---- PROVIDED RECORDS
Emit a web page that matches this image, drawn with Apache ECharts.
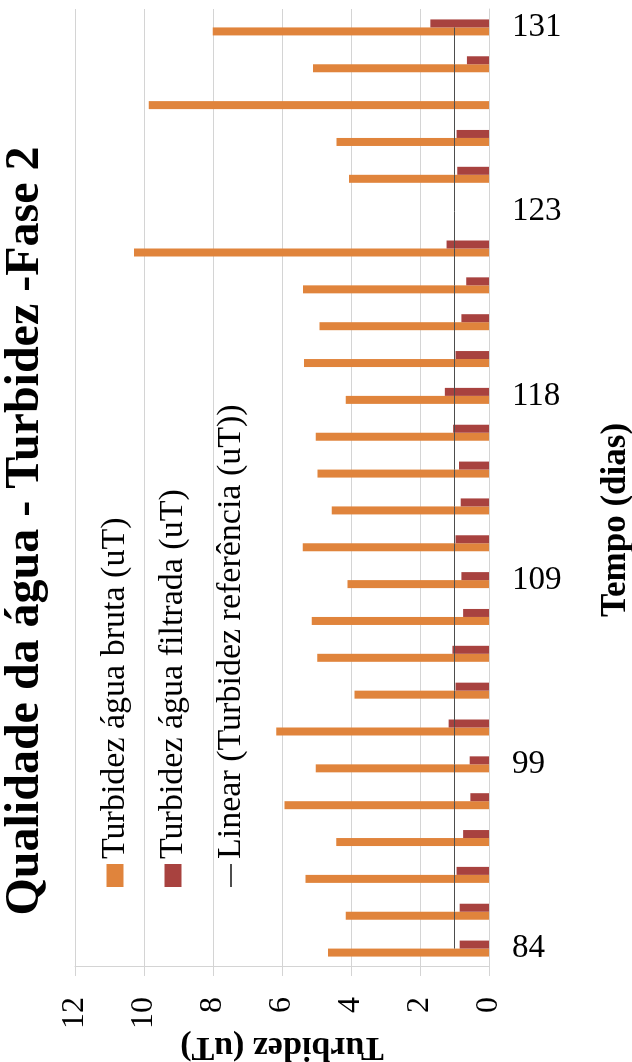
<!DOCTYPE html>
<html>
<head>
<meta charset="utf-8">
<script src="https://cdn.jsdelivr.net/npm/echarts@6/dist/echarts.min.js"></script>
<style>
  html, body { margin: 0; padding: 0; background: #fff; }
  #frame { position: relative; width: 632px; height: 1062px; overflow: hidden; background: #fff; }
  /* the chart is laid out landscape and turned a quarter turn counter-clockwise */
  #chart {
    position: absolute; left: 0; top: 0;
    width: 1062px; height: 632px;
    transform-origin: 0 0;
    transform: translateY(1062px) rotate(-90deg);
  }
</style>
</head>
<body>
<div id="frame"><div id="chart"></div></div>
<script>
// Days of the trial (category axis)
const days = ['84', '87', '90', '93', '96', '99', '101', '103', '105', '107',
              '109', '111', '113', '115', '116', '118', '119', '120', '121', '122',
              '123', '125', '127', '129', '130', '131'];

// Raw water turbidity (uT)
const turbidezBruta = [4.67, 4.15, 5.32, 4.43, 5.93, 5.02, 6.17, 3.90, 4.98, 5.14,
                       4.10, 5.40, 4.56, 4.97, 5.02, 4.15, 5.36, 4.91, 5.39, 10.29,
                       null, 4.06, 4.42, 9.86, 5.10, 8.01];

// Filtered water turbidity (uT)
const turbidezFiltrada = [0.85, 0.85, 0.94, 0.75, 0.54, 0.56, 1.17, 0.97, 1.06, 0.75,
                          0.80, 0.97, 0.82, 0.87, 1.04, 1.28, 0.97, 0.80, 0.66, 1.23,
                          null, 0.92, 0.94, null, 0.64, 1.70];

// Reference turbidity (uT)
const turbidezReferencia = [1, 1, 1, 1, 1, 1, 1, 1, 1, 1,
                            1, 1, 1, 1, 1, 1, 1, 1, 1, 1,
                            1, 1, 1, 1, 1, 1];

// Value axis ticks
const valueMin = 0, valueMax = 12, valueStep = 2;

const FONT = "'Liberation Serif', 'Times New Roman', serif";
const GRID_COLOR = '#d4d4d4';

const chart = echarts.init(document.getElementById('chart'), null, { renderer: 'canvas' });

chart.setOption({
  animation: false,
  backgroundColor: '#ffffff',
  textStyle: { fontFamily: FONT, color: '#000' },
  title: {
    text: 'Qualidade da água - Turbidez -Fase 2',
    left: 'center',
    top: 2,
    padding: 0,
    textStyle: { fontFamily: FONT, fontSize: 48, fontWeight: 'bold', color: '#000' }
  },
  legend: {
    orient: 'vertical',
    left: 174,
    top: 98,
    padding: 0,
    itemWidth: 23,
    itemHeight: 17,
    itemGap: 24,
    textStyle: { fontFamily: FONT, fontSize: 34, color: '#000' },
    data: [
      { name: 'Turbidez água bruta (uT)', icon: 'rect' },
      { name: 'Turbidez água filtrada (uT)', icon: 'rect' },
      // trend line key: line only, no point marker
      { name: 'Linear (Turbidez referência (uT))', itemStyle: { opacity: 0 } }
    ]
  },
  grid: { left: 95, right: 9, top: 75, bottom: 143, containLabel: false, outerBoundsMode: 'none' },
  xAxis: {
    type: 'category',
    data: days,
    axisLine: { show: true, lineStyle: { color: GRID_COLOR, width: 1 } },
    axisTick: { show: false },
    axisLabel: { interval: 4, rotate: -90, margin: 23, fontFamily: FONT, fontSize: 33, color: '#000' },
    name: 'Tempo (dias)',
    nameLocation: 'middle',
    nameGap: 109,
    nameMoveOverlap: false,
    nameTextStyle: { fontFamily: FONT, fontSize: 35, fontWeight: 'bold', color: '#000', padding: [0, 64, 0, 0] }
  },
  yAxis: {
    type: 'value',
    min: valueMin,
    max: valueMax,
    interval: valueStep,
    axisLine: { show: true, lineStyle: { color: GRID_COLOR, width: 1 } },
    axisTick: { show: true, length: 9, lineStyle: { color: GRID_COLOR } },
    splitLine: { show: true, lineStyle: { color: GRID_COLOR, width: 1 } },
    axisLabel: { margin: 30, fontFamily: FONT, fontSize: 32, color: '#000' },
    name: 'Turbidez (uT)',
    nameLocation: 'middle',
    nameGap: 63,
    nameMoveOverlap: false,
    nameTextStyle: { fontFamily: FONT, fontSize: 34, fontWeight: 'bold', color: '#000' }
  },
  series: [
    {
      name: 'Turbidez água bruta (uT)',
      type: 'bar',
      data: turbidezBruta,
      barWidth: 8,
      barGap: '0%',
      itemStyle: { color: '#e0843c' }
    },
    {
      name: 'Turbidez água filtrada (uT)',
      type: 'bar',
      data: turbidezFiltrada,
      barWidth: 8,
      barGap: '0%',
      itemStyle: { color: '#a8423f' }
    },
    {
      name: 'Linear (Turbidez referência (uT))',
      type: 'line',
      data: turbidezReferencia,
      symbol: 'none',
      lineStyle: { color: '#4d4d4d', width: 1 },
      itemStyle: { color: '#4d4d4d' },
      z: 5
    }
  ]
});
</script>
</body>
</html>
--------
---- PROVIDED RECORDS
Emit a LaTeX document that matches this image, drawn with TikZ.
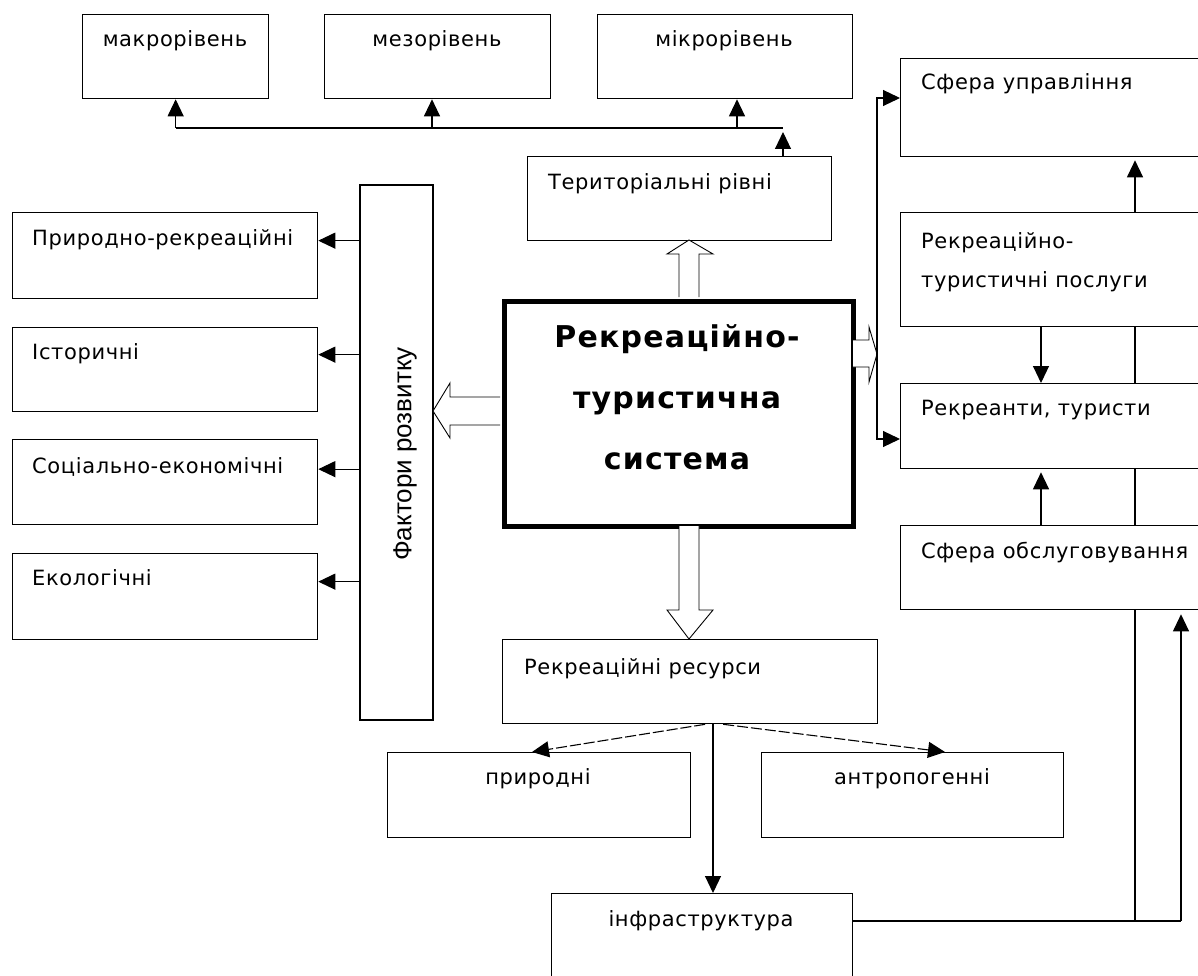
--------
---- PROVIDED RECORDS
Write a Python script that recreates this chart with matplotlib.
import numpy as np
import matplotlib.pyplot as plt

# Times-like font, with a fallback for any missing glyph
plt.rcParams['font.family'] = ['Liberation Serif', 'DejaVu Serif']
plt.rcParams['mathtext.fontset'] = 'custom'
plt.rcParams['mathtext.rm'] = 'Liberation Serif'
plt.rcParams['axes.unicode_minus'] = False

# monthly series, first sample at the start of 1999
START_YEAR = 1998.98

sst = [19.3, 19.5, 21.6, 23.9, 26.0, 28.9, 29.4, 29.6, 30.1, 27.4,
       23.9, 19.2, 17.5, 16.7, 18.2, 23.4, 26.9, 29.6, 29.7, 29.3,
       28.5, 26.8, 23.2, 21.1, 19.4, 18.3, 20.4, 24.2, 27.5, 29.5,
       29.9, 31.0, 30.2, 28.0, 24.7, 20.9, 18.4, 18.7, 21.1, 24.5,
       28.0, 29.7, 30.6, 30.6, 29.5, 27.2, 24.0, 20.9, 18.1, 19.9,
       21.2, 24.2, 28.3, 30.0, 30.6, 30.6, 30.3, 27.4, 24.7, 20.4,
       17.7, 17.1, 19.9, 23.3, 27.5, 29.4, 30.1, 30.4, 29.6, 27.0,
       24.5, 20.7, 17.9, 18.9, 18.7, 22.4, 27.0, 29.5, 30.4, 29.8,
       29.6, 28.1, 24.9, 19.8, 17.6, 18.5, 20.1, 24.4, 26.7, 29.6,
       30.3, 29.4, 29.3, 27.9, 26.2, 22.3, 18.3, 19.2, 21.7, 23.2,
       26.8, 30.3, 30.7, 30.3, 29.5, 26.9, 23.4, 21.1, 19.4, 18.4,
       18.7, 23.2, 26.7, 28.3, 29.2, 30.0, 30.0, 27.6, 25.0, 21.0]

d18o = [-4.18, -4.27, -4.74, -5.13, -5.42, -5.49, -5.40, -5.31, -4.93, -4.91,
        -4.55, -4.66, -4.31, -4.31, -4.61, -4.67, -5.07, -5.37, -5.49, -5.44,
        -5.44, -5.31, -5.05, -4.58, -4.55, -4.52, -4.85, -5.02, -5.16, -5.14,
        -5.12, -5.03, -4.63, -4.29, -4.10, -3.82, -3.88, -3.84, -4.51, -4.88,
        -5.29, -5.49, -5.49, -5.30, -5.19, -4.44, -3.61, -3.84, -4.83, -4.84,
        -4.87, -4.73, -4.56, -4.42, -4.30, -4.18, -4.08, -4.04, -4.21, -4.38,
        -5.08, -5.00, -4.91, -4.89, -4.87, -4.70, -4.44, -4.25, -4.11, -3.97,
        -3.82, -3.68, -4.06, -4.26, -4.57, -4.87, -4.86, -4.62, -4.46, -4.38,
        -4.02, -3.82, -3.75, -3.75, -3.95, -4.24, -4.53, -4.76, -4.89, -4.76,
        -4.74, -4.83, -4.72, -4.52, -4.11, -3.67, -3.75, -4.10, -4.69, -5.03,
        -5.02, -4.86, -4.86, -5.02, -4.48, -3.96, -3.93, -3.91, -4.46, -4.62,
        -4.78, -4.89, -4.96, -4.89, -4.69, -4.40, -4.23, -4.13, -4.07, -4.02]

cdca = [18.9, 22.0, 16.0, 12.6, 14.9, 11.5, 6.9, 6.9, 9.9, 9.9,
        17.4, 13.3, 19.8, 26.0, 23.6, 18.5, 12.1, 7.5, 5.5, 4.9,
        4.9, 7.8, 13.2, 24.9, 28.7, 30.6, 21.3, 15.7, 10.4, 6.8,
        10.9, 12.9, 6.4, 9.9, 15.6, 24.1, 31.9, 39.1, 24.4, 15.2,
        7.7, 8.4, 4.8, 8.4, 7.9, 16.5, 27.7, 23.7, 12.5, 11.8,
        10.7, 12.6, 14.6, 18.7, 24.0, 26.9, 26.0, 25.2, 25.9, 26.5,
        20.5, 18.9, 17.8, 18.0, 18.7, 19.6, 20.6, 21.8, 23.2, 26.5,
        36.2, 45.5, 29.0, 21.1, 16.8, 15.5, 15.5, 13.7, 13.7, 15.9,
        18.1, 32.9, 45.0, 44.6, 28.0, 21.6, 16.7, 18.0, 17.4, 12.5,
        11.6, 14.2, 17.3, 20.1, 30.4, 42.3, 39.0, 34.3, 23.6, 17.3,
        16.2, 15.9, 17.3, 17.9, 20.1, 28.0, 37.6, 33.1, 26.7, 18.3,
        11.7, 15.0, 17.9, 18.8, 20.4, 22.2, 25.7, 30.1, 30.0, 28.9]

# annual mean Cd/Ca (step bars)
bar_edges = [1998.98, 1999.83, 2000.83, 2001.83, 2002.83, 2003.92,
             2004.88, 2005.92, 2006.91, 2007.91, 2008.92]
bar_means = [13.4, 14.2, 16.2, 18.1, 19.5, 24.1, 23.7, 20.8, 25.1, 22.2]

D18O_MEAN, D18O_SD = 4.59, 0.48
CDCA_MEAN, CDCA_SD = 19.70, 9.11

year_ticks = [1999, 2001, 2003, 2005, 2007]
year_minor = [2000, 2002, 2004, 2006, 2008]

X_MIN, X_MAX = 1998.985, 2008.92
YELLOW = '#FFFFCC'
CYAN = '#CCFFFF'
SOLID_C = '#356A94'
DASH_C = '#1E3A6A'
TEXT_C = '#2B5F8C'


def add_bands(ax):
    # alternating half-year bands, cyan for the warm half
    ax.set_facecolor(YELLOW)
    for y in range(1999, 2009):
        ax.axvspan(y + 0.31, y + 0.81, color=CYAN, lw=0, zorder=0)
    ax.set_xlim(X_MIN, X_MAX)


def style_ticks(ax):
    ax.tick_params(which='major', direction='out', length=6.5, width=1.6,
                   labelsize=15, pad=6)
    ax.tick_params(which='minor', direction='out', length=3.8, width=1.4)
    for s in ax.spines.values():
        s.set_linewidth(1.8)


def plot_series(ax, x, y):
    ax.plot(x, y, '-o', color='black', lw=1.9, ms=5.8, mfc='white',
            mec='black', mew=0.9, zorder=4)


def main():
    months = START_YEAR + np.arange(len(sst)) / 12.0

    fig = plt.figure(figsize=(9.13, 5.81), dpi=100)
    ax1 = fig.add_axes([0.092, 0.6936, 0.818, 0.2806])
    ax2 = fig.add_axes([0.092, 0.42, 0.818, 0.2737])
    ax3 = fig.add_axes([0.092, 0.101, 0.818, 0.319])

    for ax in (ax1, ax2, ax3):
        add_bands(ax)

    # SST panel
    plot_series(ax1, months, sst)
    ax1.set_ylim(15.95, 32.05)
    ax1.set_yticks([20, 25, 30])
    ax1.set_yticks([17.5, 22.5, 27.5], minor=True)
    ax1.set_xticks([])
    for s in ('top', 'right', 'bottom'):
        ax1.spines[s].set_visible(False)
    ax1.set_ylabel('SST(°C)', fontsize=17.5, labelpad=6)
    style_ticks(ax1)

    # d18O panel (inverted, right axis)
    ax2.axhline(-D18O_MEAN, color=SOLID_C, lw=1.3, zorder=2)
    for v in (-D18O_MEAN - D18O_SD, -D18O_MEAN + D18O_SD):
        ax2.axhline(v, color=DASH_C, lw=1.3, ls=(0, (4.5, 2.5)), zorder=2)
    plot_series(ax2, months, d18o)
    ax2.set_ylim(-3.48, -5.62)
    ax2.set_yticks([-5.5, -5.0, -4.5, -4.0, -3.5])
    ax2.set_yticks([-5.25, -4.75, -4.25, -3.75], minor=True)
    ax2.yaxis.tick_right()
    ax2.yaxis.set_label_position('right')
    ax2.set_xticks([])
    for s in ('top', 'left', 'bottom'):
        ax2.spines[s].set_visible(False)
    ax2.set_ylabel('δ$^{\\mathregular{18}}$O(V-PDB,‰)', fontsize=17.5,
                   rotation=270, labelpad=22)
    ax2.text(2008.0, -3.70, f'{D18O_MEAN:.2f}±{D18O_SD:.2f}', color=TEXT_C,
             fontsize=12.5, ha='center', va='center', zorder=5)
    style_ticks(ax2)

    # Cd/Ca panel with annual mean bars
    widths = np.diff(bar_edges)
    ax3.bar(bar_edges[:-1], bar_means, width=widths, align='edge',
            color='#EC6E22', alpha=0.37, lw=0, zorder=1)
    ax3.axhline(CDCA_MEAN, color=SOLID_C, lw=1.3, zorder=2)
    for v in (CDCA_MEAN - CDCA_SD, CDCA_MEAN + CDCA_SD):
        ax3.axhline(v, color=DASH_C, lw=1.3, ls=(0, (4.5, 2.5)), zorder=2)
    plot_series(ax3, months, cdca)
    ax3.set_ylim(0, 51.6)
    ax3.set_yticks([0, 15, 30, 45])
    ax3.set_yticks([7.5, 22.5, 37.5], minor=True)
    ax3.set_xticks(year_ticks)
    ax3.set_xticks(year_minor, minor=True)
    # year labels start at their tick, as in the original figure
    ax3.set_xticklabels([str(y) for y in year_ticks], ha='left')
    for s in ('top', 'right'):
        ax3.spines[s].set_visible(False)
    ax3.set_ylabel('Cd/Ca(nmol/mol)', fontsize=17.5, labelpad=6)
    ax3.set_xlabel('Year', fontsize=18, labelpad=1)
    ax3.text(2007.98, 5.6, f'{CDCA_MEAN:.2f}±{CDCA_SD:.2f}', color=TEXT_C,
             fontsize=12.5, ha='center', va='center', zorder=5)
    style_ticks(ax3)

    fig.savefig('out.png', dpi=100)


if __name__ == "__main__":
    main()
--------
From the records above, extract the lines from the one holding "Emit a web page" through the one holding "null, 0.92, 0.94, null, 0.64, 1.70];", word for word; omit the pictures.

[THE RESPONSE]
Emit a web page that matches this image, drawn with Apache ECharts.
<!DOCTYPE html>
<html>
<head>
<meta charset="utf-8">
<script src="https://cdn.jsdelivr.net/npm/echarts@6/dist/echarts.min.js"></script>
<style>
  html, body { margin: 0; padding: 0; background: #fff; }
  #frame { position: relative; width: 632px; height: 1062px; overflow: hidden; background: #fff; }
  /* the chart is laid out landscape and turned a quarter turn counter-clockwise */
  #chart {
    position: absolute; left: 0; top: 0;
    width: 1062px; height: 632px;
    transform-origin: 0 0;
    transform: translateY(1062px) rotate(-90deg);
  }
</style>
</head>
<body>
<div id="frame"><div id="chart"></div></div>
<script>
// Days of the trial (category axis)
const days = ['84', '87', '90', '93', '96', '99', '101', '103', '105', '107',
              '109', '111', '113', '115', '116', '118', '119', '120', '121', '122',
              '123', '125', '127', '129', '130', '131'];

// Raw water turbidity (uT)
const turbidezBruta = [4.67, 4.15, 5.32, 4.43, 5.93, 5.02, 6.17, 3.90, 4.98, 5.14,
                       4.10, 5.40, 4.56, 4.97, 5.02, 4.15, 5.36, 4.91, 5.39, 10.29,
                       null, 4.06, 4.42, 9.86, 5.10, 8.01];

// Filtered water turbidity (uT)
const turbidezFiltrada = [0.85, 0.85, 0.94, 0.75, 0.54, 0.56, 1.17, 0.97, 1.06, 0.75,
                          0.80, 0.97, 0.82, 0.87, 1.04, 1.28, 0.97, 0.80, 0.66, 1.23,
                          null, 0.92, 0.94, null, 0.64, 1.70];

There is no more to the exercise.